M. Flaubert fait constamment ressortir la supériorité du mari sur la femme, et quelle supériorité, s’il vous plaît ? celle du devoir rempli, tandis qu’Emma s’en écarte ! Et puis la voilà placée sur la pente de la mauvaise éducation, la voilà partie après la scène du bal avec un jeune enfant, Léon, inexpérimenté comme elle. Elle coquettera avec lui, mais elle n’osera pas aller plus loin ; rien ne se fera. Vient ensuite Rodolphe qui la prendra, lui, cette femme. Après l’avoir regardée un instant, il se dit : Elle est bien, cette femme ! et elle sera à lui, car elle est légère et sans expérience. Quant à la chute, vous relirez les pages 42, 43 et 44[1]. Je n’ai qu’un mot à vous dire sur cette scène, il n’y a pas de détails, pas de description, aucune image qui nous peigne le trouble des sens ; un seul mot nous indique la chute ; « elle s’abandonna ». Je vous prierai, encore, d’avoir la bonté de relire les détails de la chute de Clarisse Harlowe, que je ne sache pas avoir été décrite dans un mauvais livre. M. Flaubert a substitué Rodolphe à Lovelace, et Emma à Clarisse. Vous comparerez les deux auteurs et les deux ouvrages ; et vous apprécierez.
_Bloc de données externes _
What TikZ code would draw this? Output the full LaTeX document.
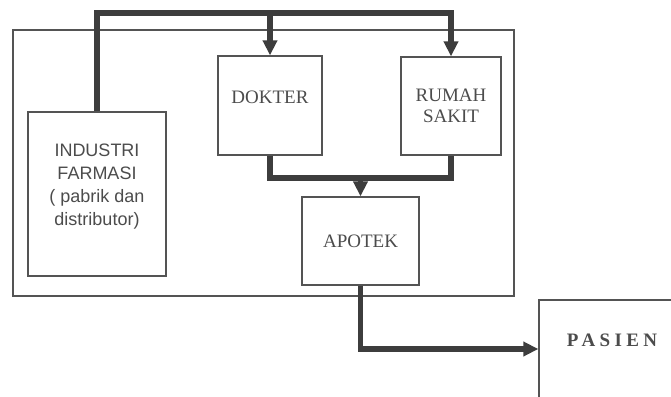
\documentclass[tikz,border=0pt]{standalone}
\usepackage{fontspec}
\setmainfont{Liberation Serif}
\newfontfamily\sansfont{Liberation Sans}
\newfontfamily\widefont[LetterSpace=23]{Liberation Serif}
\usetikzlibrary{arrows.meta}

\begin{document}
\begin{tikzpicture}[x=1pt, y=-1pt,
    box/.style={draw=boxgray, line width=1.3pt, inner sep=0pt, text=txtgray, align=center, font=\fontsize{19}{21}\selectfont},
    flow/.style={draw=flowgray, line width=5.5pt, line join=miter},
    tip/.style={-{Triangle[width=14pt, length=15pt]}}]
	\definecolor{boxgray}{rgb}{0.33, 0.33, 0.33}
	\definecolor{flowgray}{rgb}{0.24, 0.24, 0.24}
	\definecolor{txtgray}{rgb}{0.30, 0.30, 0.30}
    \clip (0,0) rectangle (671,396);
    \fill[white] (0,0) rectangle (671,396);

    % Draw boxes
    \node[box, minimum width=501pt, minimum height=266pt] (wilayah) at (263.5,163) {};
    \node[box, minimum width=138pt, minimum height=164pt, text depth=18pt,
          font=\sansfont\fontsize{18}{23}\selectfont] (industri) at (97,194)
          {INDUSTRI\\FARMASI\\( pabrik dan\\distributor)};
    \node[box, minimum width=104pt, minimum height=99pt, text depth=16pt] (dokter) at (270,105.5) {DOKTER};
    \node[box, minimum width=100pt, minimum height=98pt] (rumah) at (451,106) {RUMAH\\SAKIT};
    \node[box, minimum width=117pt, minimum height=88pt] (apotek) at (360.5,241) {APOTEK};
    \node[box, minimum width=146pt, minimum height=98pt, text depth=18pt,
          font=\widefont\bfseries\fontsize{19}{21}\selectfont] (pasien) at (612,349) {PASIEN};

    \coordinate (atas) at (0,13);
    \coordinate (bawah) at (0,178);

    % Draw flows
    \draw[flow, tip] (industri.north) |- (atas -| rumah.north) -- (rumah.north);
    \draw[flow, tip] (atas -| dokter.north) -- (dokter.north);
    \draw[flow] (dokter.south) |- (bawah -| rumah.south) -- (rumah.south);
    \draw[flow, tip] (bawah -| apotek.north) -- (apotek.north);
    \draw[flow, tip] (apotek.south) |- (pasien.west);
\end{tikzpicture}
\end{document}
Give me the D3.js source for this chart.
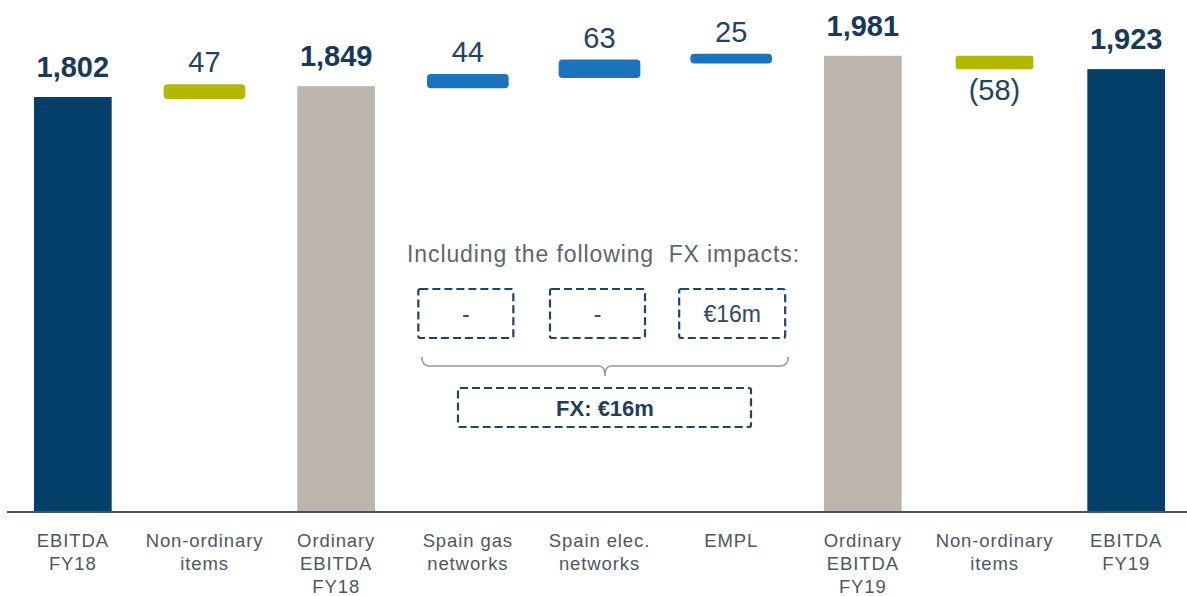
<!DOCTYPE html>
<html><head><meta charset="utf-8">
<script src="https://cdn.jsdelivr.net/npm/d3@7"></script>
<style>
html,body{margin:0;padding:0;background:#fff;}
svg{display:block;font-family:"Liberation Sans",Arial,sans-serif;}
</style></head>
<body>
<svg id="chart" width="1187" height="596"></svg>
<script>
// ---- data ----
const categories = ["EBITDA FY18","Non-ordinary items FY18","Ordinary EBITDA FY18","Spain gas networks","Spain elec. networks","EMPL","Ordinary EBITDA FY19","Non-ordinary items FY19","EBITDA FY19"];
const categoryLabels = [["EBITDA","FY18"],["Non-ordinary","items"],["Ordinary","EBITDA","FY18"],["Spain gas","networks"],["Spain elec.","networks"],["EMPL"],["Ordinary","EBITDA","FY19"],["Non-ordinary","items"],["EBITDA","FY19"]];
const values = [1802, 47, 1849, 44, 63, 25, 1981, -58, 1923];
const kinds = ["total","nonord","subtotal","delta","delta","delta","subtotal","nonord","total"];
const valueLabels = ["1,802","47","1,849","44","63","25","1,981","(58)","1,923"];
const fxLabels = ["-","-","€16m"];
const fxTotalLabel = "FX: €16m";
const fxTitle = "Including the following  FX impacts:";

const colors = {total:"#033f68", subtotal:"#bcb5ab", delta:"#1b72bd", nonord:"#b4b700"};

// ---- compute waterfall ----
let running = 0;
const bars = values.map((v,i)=>{
  const k = kinds[i];
  let y0,y1;
  if(k==="total"||k==="subtotal"){ y0=0; y1=v; running=v; }
  else { y0=running; y1=running+v; running=y1; }
  return {cat:categories[i], v, k, y0, y1, label:valueLabels[i], lines:categoryLabels[i]};
});

const svg = d3.select("#chart");
const x = d3.scaleBand().domain(categories).range([7,1192]).paddingInner(0.41).paddingOuter(0.205);
const y = d3.scaleLinear().domain([0,2200]).range([512, 512-2200*0.2303]);

// bars
svg.append("g").selectAll("rect").data(bars).join("rect")
  .attr("x", d=>x(d.cat))
  .attr("width", x.bandwidth())
  .attr("y", d=>y(Math.max(d.y0,d.y1)))
  .attr("height", d=>Math.abs(y(d.y0)-y(d.y1)))
  .attr("fill", d=>colors[d.k])
  .attr("stroke", d=>(d.k==="delta"||d.k==="nonord")&&d.v>0 ? colors[d.k] : "none")
  .attr("stroke-width", 4)
  .attr("stroke-linejoin","round")
  .attr("rx", d=>(d.k==="delta"||d.k==="nonord")?2:0);

// axis baseline
svg.append("line").attr("x1",7).attr("x2",1187).attr("y1",y(0)).attr("y2",y(0))
  .attr("stroke","#46535d").attr("stroke-width",2);

// value labels
svg.append("g").selectAll("text").data(bars).join("text")
  .attr("x", d=>x(d.cat)+x.bandwidth()/2)
  .attr("y", d=>{
    if(d.k==="total"||d.k==="subtotal") return y(d.y1)-20;
    if(d.v<0) return y(d.y1)+31;
    return y(d.y1)-14;
  })
  .attr("text-anchor","middle")
  .attr("font-size", 29)
  .attr("font-weight", d=>(d.k==="total"||d.k==="subtotal")?"bold":"normal")
  .attr("fill", d=>(d.k==="total"||d.k==="subtotal")?"#17395a":"#244362")
  .text(d=>d.label);

// category labels
const cl = svg.append("g").selectAll("text").data(bars).join("text")
  .attr("x", d=>x(d.cat)+x.bandwidth()/2)
  .attr("y", 547)
  .attr("text-anchor","middle")
  .attr("font-size", 18.5)
  .attr("letter-spacing", 0.9)
  .attr("fill", "#4c5762");
cl.selectAll("tspan").data(d=>d.lines.map(l=>({l, cx:x(d.cat)+x.bandwidth()/2}))).join("tspan")
  .attr("x", t=>t.cx)
  .attr("dy", (t,i)=>i===0?0:23)
  .text(t=>t.l);

// FX annotation
const fxCats = ["Spain gas networks","Spain elec. networks","EMPL"];
const fxWidths = [95,95,106];
const cx = c=>x(c)+x.bandwidth()/2;
const midX = (cx(fxCats[0])+cx(fxCats[2]))/2;
const ann = svg.append("g");
ann.append("text").attr("x", midX+4).attr("y", 262).attr("text-anchor","middle")
  .attr("font-size", 23).attr("letter-spacing", 0.9).attr("fill","#5b6670")
  .attr("xml:space","preserve").text(fxTitle);

const boxG = ann.selectAll("g.fx").data(fxCats.map((c,i)=>({c, w:fxWidths[i], t:fxLabels[i]}))).join("g").attr("class","fx");
boxG.append("rect")
  .attr("x", d=>cx(d.c)-d.w/2 + (d.c==="EMPL"?1:-2))
  .attr("y", 289).attr("width", d=>d.w).attr("height", 49)
  .attr("rx",2).attr("fill","none").attr("stroke","#1f4563").attr("stroke-width",2.2)
  .attr("stroke-dasharray","8,4");
boxG.append("text")
  .attr("x", d=>cx(d.c) + (d.c==="EMPL"?1:-2))
  .attr("y", 322).attr("text-anchor","middle")
  .attr("font-size", 23).attr("fill","#33495d").text(d=>d.t);

// brace
const bx0 = cx(fxCats[0])-46, bx1 = cx(fxCats[2])+57, bm = (bx0+bx1)/2;
const p = d3.path();
p.moveTo(bx0, 357);
p.quadraticCurveTo(bx0, 366, bx0+8, 366);
p.lineTo(bm-6, 366);
p.quadraticCurveTo(bm, 366, bm, 376);
p.quadraticCurveTo(bm, 366, bm+6, 366);
p.lineTo(bx1-8, 366);
p.quadraticCurveTo(bx1, 366, bx1, 357);
ann.append("path").attr("d", p.toString()).attr("fill","none")
  .attr("stroke","#8f9aa2").attr("stroke-width",1.6);

ann.append("rect").attr("x", bm-147).attr("y", 388).attr("width", 293).attr("height", 39)
  .attr("rx",2).attr("fill","none").attr("stroke","#1f4563").attr("stroke-width",2.2)
  .attr("stroke-dasharray","8,4");
ann.append("text").attr("x", bm).attr("y", 416).attr("text-anchor","middle")
  .attr("font-size", 22).attr("font-weight","bold").attr("fill","#1f3e5a").text(fxTotalLabel);
</script>
</body></html>
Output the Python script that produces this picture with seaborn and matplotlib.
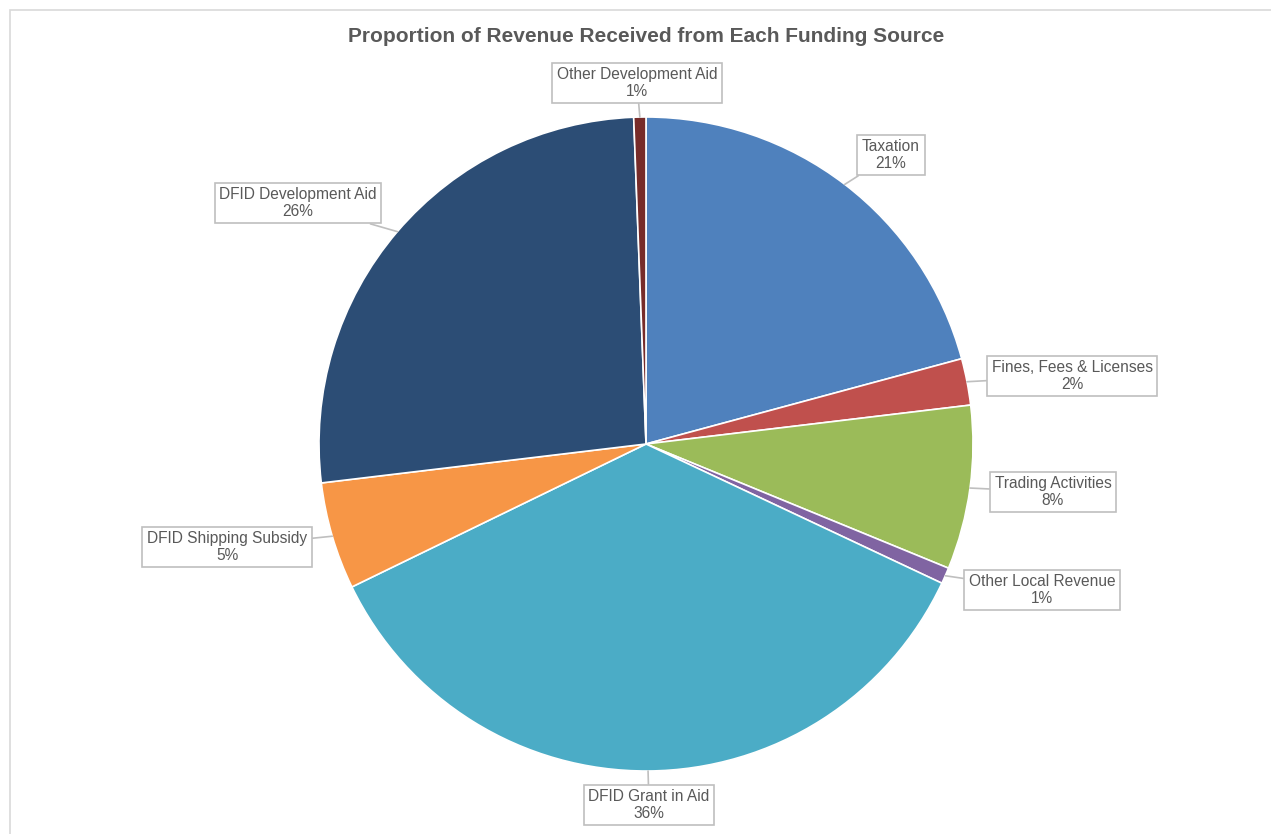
import numpy as np
import matplotlib
matplotlib.use("Agg")
import matplotlib.pyplot as plt
import seaborn as sns
from matplotlib.patches import Rectangle

categories = ["Taxation", "Fines, Fees & Licenses", "Trading Activities", "Other Local Revenue",
              "DFID Grant in Aid", "DFID Shipping Subsidy", "DFID Development Aid", "Other Development Aid"]
values = [20.8, 2.3, 8.1, 0.8, 35.8, 5.3, 26.3, 0.6]
colors = ["#4F81BD", "#C0504D", "#9BBB59", "#8064A2", "#4BACC6", "#F79646", "#2C4D75", "#772C2A"]
# label box centres (pixel layout, image coords)
label_pos = [(891, 155), (1072, 376), (1053, 492), (1042, 590),
             (649, 805), (227, 547), (298, 203), (637, 83)]

sns.set_theme(style="white")
plt.rcParams['font.family'] = ['Liberation Sans', 'DejaVu Sans']

W, H = 1271, 834
fig = plt.figure(figsize=(W / 100, H / 100), dpi=100)
ax = fig.add_axes([0, 0, 1, 1])

cx, cy, R = 646, H - 444, 327
wedges, _ = ax.pie(values, colors=colors, startangle=90, counterclock=False,
                   center=(cx, cy), radius=R, frame=True,
                   wedgeprops=dict(edgecolor="white", linewidth=1.2))
ax.set_xlim(0, W)
ax.set_ylim(0, H)
ax.axis("off")

total = sum(values)
for w, cat, v, (lx, ly) in zip(wedges, categories, values, label_pos):
    ang = np.deg2rad((w.theta1 + w.theta2) / 2)
    ex, ey = cx + R * np.cos(ang), cy + R * np.sin(ang)
    pct = int(round(v / total * 100))
    ax.annotate(f"{cat}\n{pct}%", xy=(ex, ey), xytext=(lx, H - ly),
                ha="center", va="center", fontsize=11.2, color="#595959",
                linespacing=1.1,
                bbox=dict(boxstyle="square,pad=0.3", fc="white", ec="#BFBFBF", lw=1.2),
                arrowprops=dict(arrowstyle="-", color="#BFBFBF", lw=1.2,
                                shrinkA=0, shrinkB=0))

ax.text(646, H - 36, "Proportion of Revenue Received from Each Funding Source",
        ha="center", va="center", fontsize=15, fontweight="bold", color="#595959")

fig.patches.append(Rectangle((10, -20), W + 20, H - 10 + 20, transform=None,
                             fill=False, ec="#D9D9D9", lw=1.2))

fig.savefig("out.png", dpi=100, facecolor="white")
Mais je rencontre ici l’indignation de M. l’Avocat impérial. Il est choqué de ce que le remords ne suit pas de près la chute, de ce qu’au lieu d’en exprimer les amertumes, elle se dit avec satisfaction : « J’ai un amant. » Mais l’auteur ne serait pas dans le vrai si, au moment où la coupe est encore aux lèvres, il faisait sentir toute l’amertume de la liqueur enchanteresse. Celui qui écrirait comme l’entend M. l’Avocat impérial, pourrait être moral, mais il dirait ce qui n’est pas dans la nature. Non, ce n’est qu’au moment de la première faute, que le sentiment de la faute se réveille ; sans cela elle ne serait pas commise. Non, ce n’est pas au moment où elle est dans l’illusion qui l’enivre, que la femme peut être avertie par cet enivrement même de la faute qu’elle a commise. Elle n’en rapporte que l’ivresse ; elle rentre chez elle, heureuse, étincelante, elle chante en son cœur : « Enfin j’ai un amant. » Mais cela dure-t-il longtemps ? Vous avez

  1. Pages 215 à 225.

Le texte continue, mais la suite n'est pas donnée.